Despite the adage, there actually is such a thing as bad publicity, a fact that brain scientists have lately discovered. A couple of high-profile opinion pieces in the New York Times have questioned the usefulness of neuroscience, claiming, as columnist David Brooks did in June, that studying brain activity will never reveal the mind. Or that neuroscience is a pesky distraction from solving real social problems, as scholar Benjamin Fong wrote on August 11.
Let’s start with Brooks. Some of his complaints about brain scans, with their colorful blobs lighting up active parts of the brain, are quite legitimate. Functional MRI studies are notoriously difficult to make sense of. In fact, this powerful technology has been used to find brain activity in a dead salmon. Dubious fMRI studies do trickle into the hands of sensationalistic journalists, medical hucksters and marketers, who twist the results into self-serving sound bites. All true.
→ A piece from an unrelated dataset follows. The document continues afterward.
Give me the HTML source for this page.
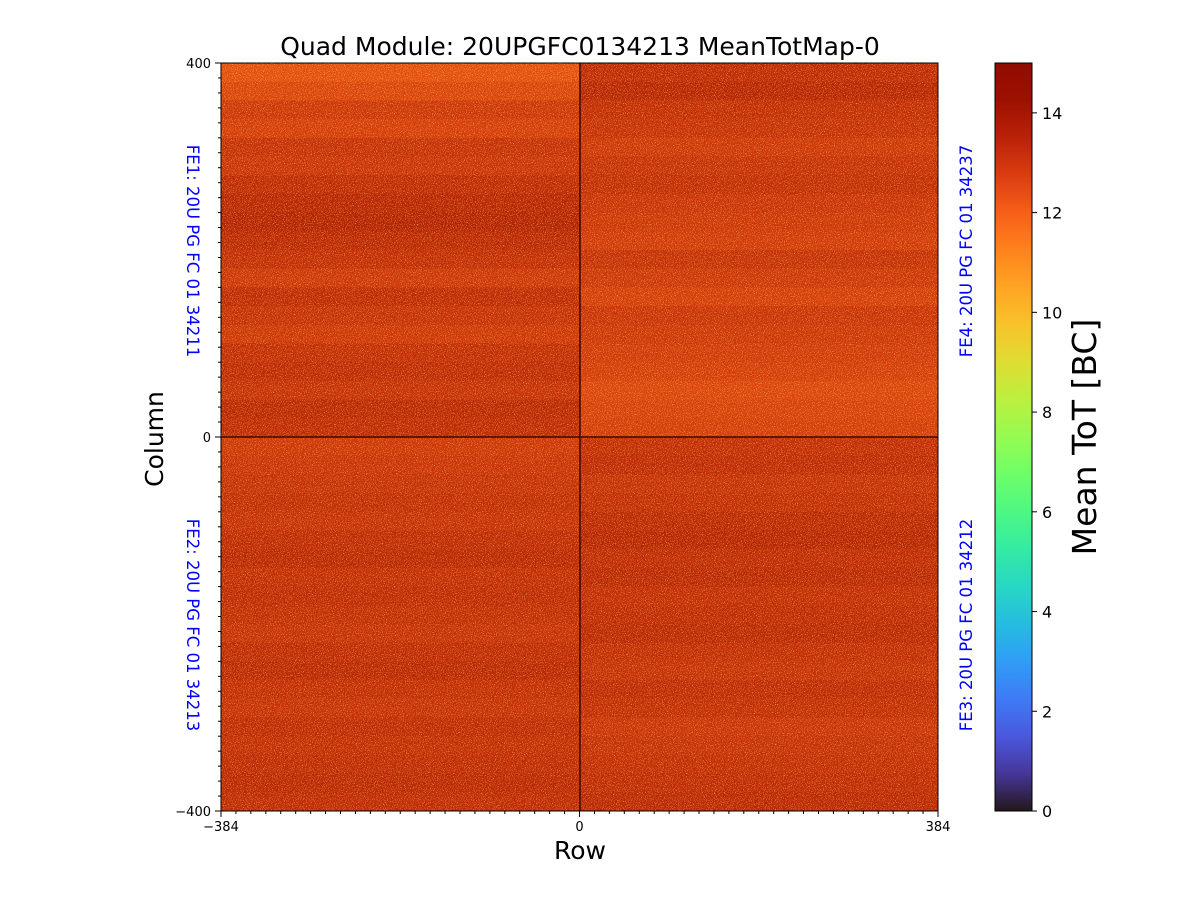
<!DOCTYPE html>
<html><head><meta charset="utf-8"><style>
body{margin:0;background:#fff;}
svg text{font-family:"DejaVu Sans","Liberation Sans",sans-serif;}
</style></head><body>
<svg id="chart" width="1200" height="900" viewBox="0 0 1200 900" xmlns="http://www.w3.org/2000/svg">
<defs>
<filter id="grainBright" x="0" y="0" width="100%" height="100%">
<feTurbulence type="fractalNoise" baseFrequency="1.1" numOctaves="1" seed="3" result="n"/>
<feColorMatrix in="n" type="matrix" values="0 0 0 0 0.98  0 0 0 0 0.55  0 0 0 0 0.08  3.5 0 0 0 -1.75" result="c"/>
<feComposite in="c" in2="SourceGraphic" operator="in"/>
</filter>
<filter id="grainDark" x="0" y="0" width="100%" height="100%">
<feTurbulence type="fractalNoise" baseFrequency="1.1" numOctaves="1" seed="11" result="n"/>
<feColorMatrix in="n" type="matrix" values="0 0 0 0 0.5  0 0 0 0 0.05  0 0 0 0 0.0  3.5 0 0 0 -1.7" result="c"/>
<feComposite in="c" in2="SourceGraphic" operator="in"/>
</filter>
<linearGradient id="cbar" x1="0" y1="1" x2="0" y2="0"></linearGradient>
</defs>
<text x="580" y="55" font-size="25" text-anchor="middle">Quad Module: 20UPGFC0134213 MeanTotMap-0</text>
<g id="cells"></g>
<rect x="221" y="63" width="717" height="748" fill="#000" filter="url(#grainBright)" opacity="0.9"/>
<rect x="221" y="63" width="717" height="748" fill="#000" filter="url(#grainDark)" opacity="0.85"/>
<line x1="580" y1="63" x2="580" y2="811" stroke="#3a0a00" stroke-width="1.5"/>
<line x1="221" y1="437" x2="938" y2="437" stroke="#3a0a00" stroke-width="1.5"/>
<rect x="221" y="63" width="717" height="748" fill="none" stroke="#000" stroke-width="1"/>
<g id="axes"></g>
<text x="580" y="859" font-size="25" text-anchor="middle">Row</text>
<text transform="translate(163,439) rotate(-90)" font-size="25" text-anchor="middle">Column</text>
<text transform="translate(187,251) rotate(90)" font-size="16.5" fill="#0000ff" text-anchor="middle">FE1: 20U PG FC 01 34211</text>
<text transform="translate(187,625) rotate(90)" font-size="16.5" fill="#0000ff" text-anchor="middle">FE2: 20U PG FC 01 34213</text>
<text transform="translate(972,251) rotate(-90)" font-size="16.5" fill="#0000ff" text-anchor="middle">FE4: 20U PG FC 01 34237</text>
<text transform="translate(972,625) rotate(-90)" font-size="16.5" fill="#0000ff" text-anchor="middle">FE3: 20U PG FC 01 34212</text>
<rect x="995" y="63" width="37" height="748" fill="url(#cbar)" stroke="#000" stroke-width="1"/>
<g id="cbticks"></g>
<text transform="translate(1096,437) rotate(-90)" font-size="33" text-anchor="middle">Mean ToT [BC]</text>
</svg>
<script>
// Band means (top to bottom) per quadrant, estimated
const fe1Bands=[12.3,12.6,13.0,12.8,13.2,13.1,13.4,13.6,13.7,13.5,13.3,13.0,13.4,13.2,13.0,13.3,13.4,13.2,13.5,13.4];
const fe4Bands=[13.4,13.6,13.3,13.2,13.0,13.2,13.3,13.1,13.0,12.9,13.2,13.0,12.8,13.1,13.0,12.9,12.8,12.6,12.7,12.8];
const fe2Bands=[13.0,13.1,13.2,13.3,13.2,13.4,13.5,13.3,13.4,13.3,13.2,13.4,13.5,13.3,13.2,13.4,13.3,13.4,13.5,13.4];
const fe3Bands=[13.3,13.4,13.2,13.3,13.5,13.6,13.4,13.5,13.3,13.4,13.5,13.3,13.2,13.4,13.3,13.1,13.2,13.3,13.4,13.5];
const xTicks=[-384,0,384];
const yTicks=[400,0,-400];
const cbTicks=[0,2,4,6,8,10,12,14];
const vmin=0,vmax=15;
const NS="http://www.w3.org/2000/svg";
const X=v=>221+(v+384)/768*717;
const Y=v=>63+(400-v)/800*748;
const CY=v=>811-(v-vmin)/(vmax-vmin)*748;
function turbo(t){t=Math.max(0,Math.min(1,t));
const r=34.61+t*(1172.33-t*(10793.56-t*(33300.12-t*(38394.49-t*14825.05))));
const g=23.31+t*(557.33+t*(1225.33-t*(3574.96-t*(1073.77+t*707.56))));
const b=27.2+t*(3211.1-t*(15327.97-t*(27814-t*(22569.18-t*6838.66))));
const c=x=>Math.max(0,Math.min(255,Math.round(x)));return `rgb(${c(r)},${c(g)},${c(b)})`;}
const cells=document.getElementById('cells');
function quad(bands,x0,x1,yTop){
 const h=400/bands.length;
 bands.forEach((v,i)=>{const r=document.createElementNS(NS,'rect');
 const y0=yTop-i*h,y1=yTop-(i+1)*h;
 r.setAttribute('x',X(x0));r.setAttribute('y',Y(y0));
 r.setAttribute('width',X(x1)-X(x0));r.setAttribute('height',Y(y1)-Y(y0)+0.5);
 r.setAttribute('fill',turbo((v-vmin)/(vmax-vmin)));
 
 
 cells.appendChild(r);});}
quad(fe1Bands,-384,0,400);quad(fe4Bands,0,384,400);
quad(fe2Bands,-384,0,0);quad(fe3Bands,0,384,0);
const g=document.getElementById('axes');
function line(x1,y1,x2,y2,name){const l=document.createElementNS(NS,'line');
l.setAttribute('x1',x1);l.setAttribute('y1',y1);l.setAttribute('x2',x2);l.setAttribute('y2',y2);l.setAttribute('stroke','#000');


g.appendChild(l);}
function text(x,y,s,anchor,name,size){const t=document.createElementNS(NS,'text');
t.setAttribute('x',x);t.setAttribute('y',y);t.setAttribute('text-anchor',anchor);t.setAttribute('font-size',size||13);t.textContent=s;


g.appendChild(t);}
for(let v=-384;v<=384;v+=16){line(X(v),811,X(v),814,'x-minor-tick');}
for(let v=-400;v<=400;v+=16){line(218,Y(v),221,Y(v),'y-minor-tick');}
xTicks.forEach(v=>{line(X(v),811,X(v),817,'x-tick');text(X(v),831,String(v).replace('-','\u2212'),'middle','x-tick-label');});
yTicks.forEach(v=>{line(215,Y(v),221,Y(v),'y-tick');text(211,Y(v)+5,String(v).replace('-','\u2212'),'end','y-tick-label');});
const grad=document.getElementById('cbar');
for(let i=0;i<=20;i++){const s=document.createElementNS(NS,'stop');s.setAttribute('offset',i/20);s.setAttribute('stop-color',turbo(i/20));grad.appendChild(s);}
const cb=document.getElementById('cbticks');
cbTicks.forEach(v=>{const l=document.createElementNS(NS,'line');
l.setAttribute('x1',1032);l.setAttribute('x2',1037);l.setAttribute('y1',CY(v));l.setAttribute('y2',CY(v));l.setAttribute('stroke','#000');


cb.appendChild(l);
const t=document.createElementNS(NS,'text');t.setAttribute('x',1042);t.setAttribute('y',CY(v)+6);t.setAttribute('font-size',16);t.textContent=v;


cb.appendChild(t);});
</script>
</body></html>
But Brooks’ essay conflates the entire field of neuroscience with some bad seeds. Some studies should never have been done, others mislead people, waste resources and sensationalize their results. But for every one of those studies, countless others tell us something important about how the human brain works. Serious scientists use a huge variety of techniques — yes, even fMRI — responsibly, and interpret their results cautiously.
Judging the whole enterprise of neuroscience by its weakest studies is disingenuous. There is bad science, just like there’s bad food, bad music and bad TV. Trashing all brain research because a tiny bit of it stinks is like throwing your new flat screen off a balcony because you accidentally turned on Jersey Shore.